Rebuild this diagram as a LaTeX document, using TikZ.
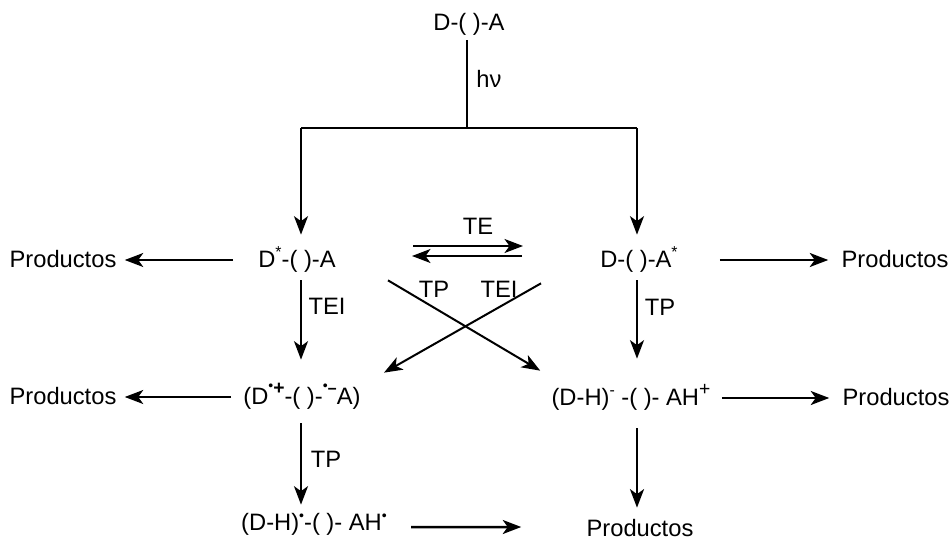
\documentclass[tikz,border=0pt]{standalone}
\usepackage{fontspec}
\setmainfont{Liberation Sans}
\usetikzlibrary{arrows.meta}
\newcommand{\upmark}[1]{\raisebox{0.42em}{\fontsize{9}{9}\selectfont #1}}
\newcommand{\upplus}[1]{\raisebox{0.4em}{\fontsize{11}{11}\selectfont #1}}
\newcommand{\uprad}[1]{\raisebox{#1}{\fontsize{8}{8}\selectfont\textbullet}}
\tikzset{
  species/.style={inner sep=0pt,anchor=base,text height=0.34cm,text depth=0.06cm,font=\fontsize{13.5}{16}\selectfont},
  bond/.style={line width=0.45mm},
  rxn/.style={line width=0.5mm,-{Stealth[length=3.7mm,width=2.8mm,inset=1mm]}},
  thinrxn/.style={rxn,line width=0.4mm},
  gaps/.style 2 args={shorten <=#1*0.02cm,shorten >=#2*0.02cm}
}
\begin{document}
\begin{tikzpicture}[x=0.02cm,y=-0.02cm]
  \useasboundingbox (0,0) rectangle (951,541);
  % species
  \node[species] (ground) at (469,31) {D-( )-A};
  \node[species] (dstar) at (297,267) {D\upmark{*}-( )-A};
  \node[species] (astar) at (639,267) {D-( )-A\upmark{*}};
  \node[species] (dcat) at (302,404) {(D\uprad{0.55em}\upplus{\textbf{+}}-( )-\uprad{0.55em}\upmark{\textbf{\char"2212}}A)};
  \node[species] (dhm) at (631,405) {(D-H)\upmark{-} -( )- AH\upplus{+}};
  \node[species] (drad) at (314,530) {(D-H)\uprad{0.42em}-( )- AH\uprad{0.42em}};
  % products
  \node[species] (prodA) at (63,267) {Productos};
  \node[species] (prodB) at (895,267) {Productos};
  \node[species] (prodC) at (63,404) {Productos};
  \node[species] (prodD) at (896,405) {Productos};
  \node[species] (prodE) at (640,536) {Productos};
  % labels
  \node[species] (hv) at (489,87) {hν};
  \node[species] (te) at (478,234) {TE};
  \node[species] (tpx) at (434,297) {TP};
  \node[species] (teix) at (499,297) {TEI};
  \node[species] (teil) at (327,314) {TEI};
  \node[species] (tpr) at (660,315) {TP};
  \node[species] (tpl) at (326,467) {TP};
  % fork
  \coordinate (busC) at (467,128);
  \coordinate (busL) at (301,128);
  \coordinate (busR) at (637,128);
  \draw[bond,gaps={6}{0}] (ground.south -| busC) -- (busC);
  \draw[bond] (busL) -- (busR);
  \draw[thinrxn,gaps={0}{15}] (busL) -- (busL |- dstar.north);
  \draw[thinrxn,gaps={0}{15}] (busR) -- (busR |- astar.north);
  % vertical steps
  \draw[thinrxn,gaps={10}{27}] (busL |- dstar.south) -- (busL |- dcat.north);
  \draw[thinrxn,gaps={10}{29}] (busR |- astar.south) -- (busR |- dhm.north);
  \draw[thinrxn,gaps={16}{8}] (busL |- dcat.south) -- (busL |- drad.north);
  \draw[rxn,gaps={20}{11}] (busR |- dhm.south) -- (busR |- prodE.north);
  % horizontal steps
  \draw[thinrxn,gaps={25}{8}] (dstar) -- (prodA);
  \draw[rxn,gaps={42}{13}] (astar) -- (prodB);
  \draw[thinrxn,gaps={12}{8}] (dcat) -- (prodC);
  \draw[rxn,gaps={11}{13}] (dhm) -- (prodD);
  \draw[rxn,gaps={24}{65}] ([yshift=-0.08cm]drad.east) -- ([yshift=0.04cm]prodE.west);
  % equilibrium
  \draw[thinrxn] ([shift={(-65,12)}]te.base) -- ([shift={(45,12)}]te.base);
  \draw[thinrxn] ([shift={(44,22)}]te.base) -- ([shift={(-66,22)}]te.base);
  % cross
  \draw[thinrxn] ([shift={(52,10)}]dstar.south east) -- ([shift={(-11,-17)}]dhm.north west);
  \draw[thinrxn] ([shift={(-59,13)}]astar.south west) -- ([shift={(23,-14)}]dcat.north east);
\end{tikzpicture}
\end{document}
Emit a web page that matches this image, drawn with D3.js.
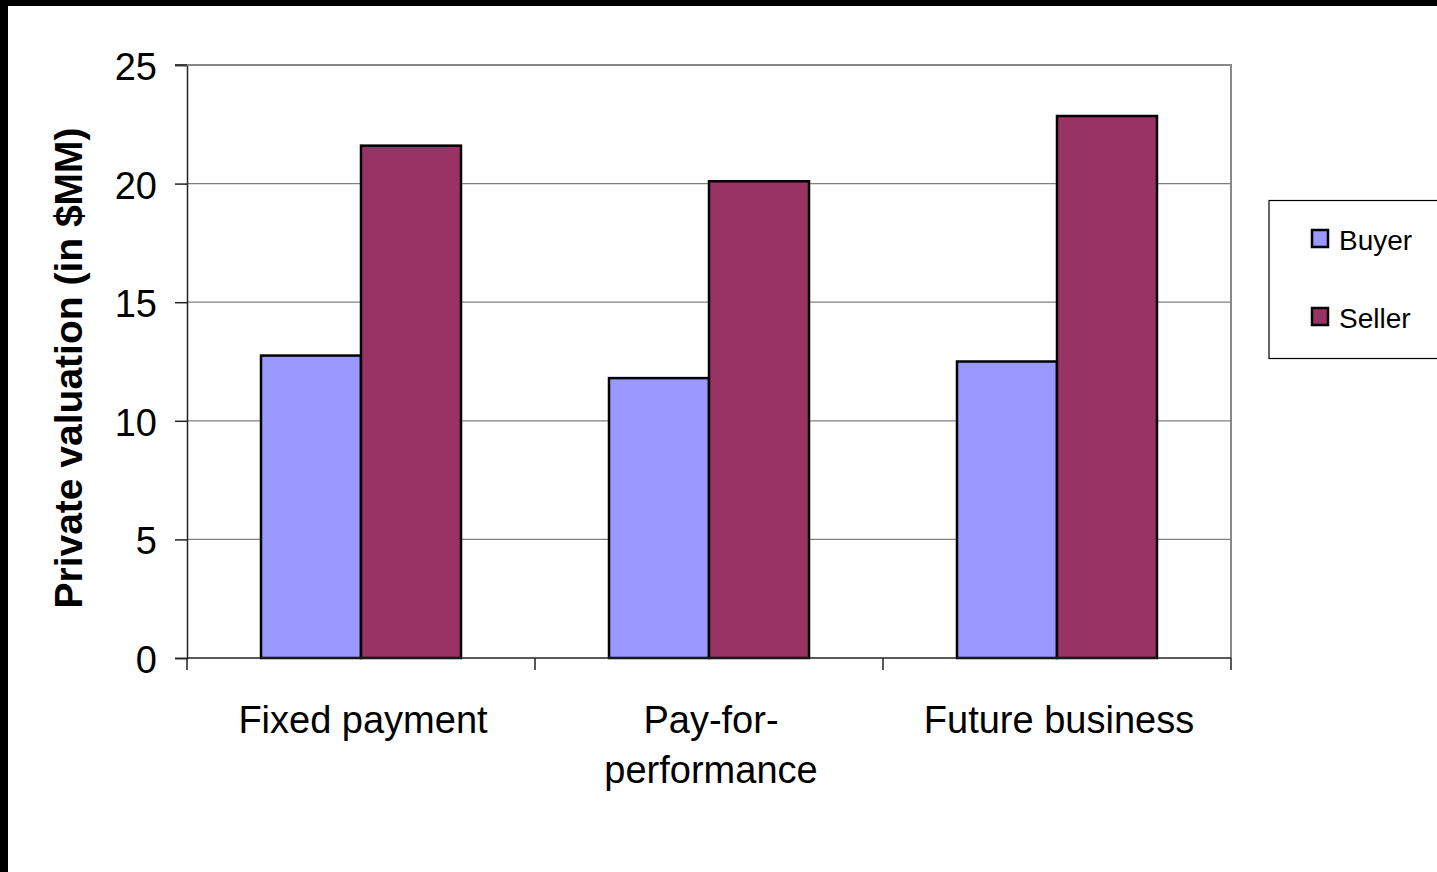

Direction -
Repeat each record exactly, with the pictures left out.

The output -
Rebuild this diagram as a LaTeX document, using TikZ.
\documentclass[tikz,border=0pt]{standalone}
\usepackage{fontspec}
\setmainfont{Liberation Sans}
\usetikzlibrary{arrows.meta}
\newcommand{\upmark}[1]{\raisebox{0.42em}{\fontsize{9}{9}\selectfont #1}}
\newcommand{\upplus}[1]{\raisebox{0.4em}{\fontsize{11}{11}\selectfont #1}}
\newcommand{\uprad}[1]{\raisebox{#1}{\fontsize{8}{8}\selectfont\textbullet}}
\tikzset{
  species/.style={inner sep=0pt,anchor=base,text height=0.34cm,text depth=0.06cm,font=\fontsize{13.5}{16}\selectfont},
  bond/.style={line width=0.45mm},
  rxn/.style={line width=0.5mm,-{Stealth[length=3.7mm,width=2.8mm,inset=1mm]}},
  thinrxn/.style={rxn,line width=0.4mm},
  gaps/.style 2 args={shorten <=#1*0.02cm,shorten >=#2*0.02cm}
}
\begin{document}
\begin{tikzpicture}[x=0.02cm,y=-0.02cm]
  \useasboundingbox (0,0) rectangle (951,541);
  % species
  \node[species] (ground) at (469,31) {D-( )-A};
  \node[species] (dstar) at (297,267) {D\upmark{*}-( )-A};
  \node[species] (astar) at (639,267) {D-( )-A\upmark{*}};
  \node[species] (dcat) at (302,404) {(D\uprad{0.55em}\upplus{\textbf{+}}-( )-\uprad{0.55em}\upmark{\textbf{\char"2212}}A)};
  \node[species] (dhm) at (631,405) {(D-H)\upmark{-} -( )- AH\upplus{+}};
  \node[species] (drad) at (314,530) {(D-H)\uprad{0.42em}-( )- AH\uprad{0.42em}};
  % products
  \node[species] (prodA) at (63,267) {Productos};
  \node[species] (prodB) at (895,267) {Productos};
  \node[species] (prodC) at (63,404) {Productos};
  \node[species] (prodD) at (896,405) {Productos};
  \node[species] (prodE) at (640,536) {Productos};
  % labels
  \node[species] (hv) at (489,87) {hν};
  \node[species] (te) at (478,234) {TE};
  \node[species] (tpx) at (434,297) {TP};
  \node[species] (teix) at (499,297) {TEI};
  \node[species] (teil) at (327,314) {TEI};
  \node[species] (tpr) at (660,315) {TP};
  \node[species] (tpl) at (326,467) {TP};
  % fork
  \coordinate (busC) at (467,128);
  \coordinate (busL) at (301,128);
  \coordinate (busR) at (637,128);
  \draw[bond,gaps={6}{0}] (ground.south -| busC) -- (busC);
  \draw[bond] (busL) -- (busR);
  \draw[thinrxn,gaps={0}{15}] (busL) -- (busL |- dstar.north);
  \draw[thinrxn,gaps={0}{15}] (busR) -- (busR |- astar.north);
  % vertical steps
  \draw[thinrxn,gaps={10}{27}] (busL |- dstar.south) -- (busL |- dcat.north);
  \draw[thinrxn,gaps={10}{29}] (busR |- astar.south) -- (busR |- dhm.north);
  \draw[thinrxn,gaps={16}{8}] (busL |- dcat.south) -- (busL |- drad.north);
  \draw[rxn,gaps={20}{11}] (busR |- dhm.south) -- (busR |- prodE.north);
  % horizontal steps
  \draw[thinrxn,gaps={25}{8}] (dstar) -- (prodA);
  \draw[rxn,gaps={42}{13}] (astar) -- (prodB);
  \draw[thinrxn,gaps={12}{8}] (dcat) -- (prodC);
  \draw[rxn,gaps={11}{13}] (dhm) -- (prodD);
  \draw[rxn,gaps={24}{65}] ([yshift=-0.08cm]drad.east) -- ([yshift=0.04cm]prodE.west);
  % equilibrium
  \draw[thinrxn] ([shift={(-65,12)}]te.base) -- ([shift={(45,12)}]te.base);
  \draw[thinrxn] ([shift={(44,22)}]te.base) -- ([shift={(-66,22)}]te.base);
  % cross
  \draw[thinrxn] ([shift={(52,10)}]dstar.south east) -- ([shift={(-11,-17)}]dhm.north west);
  \draw[thinrxn] ([shift={(-59,13)}]astar.south west) -- ([shift={(23,-14)}]dcat.north east);
\end{tikzpicture}
\end{document}
Emit a web page that matches this image, drawn with D3.js.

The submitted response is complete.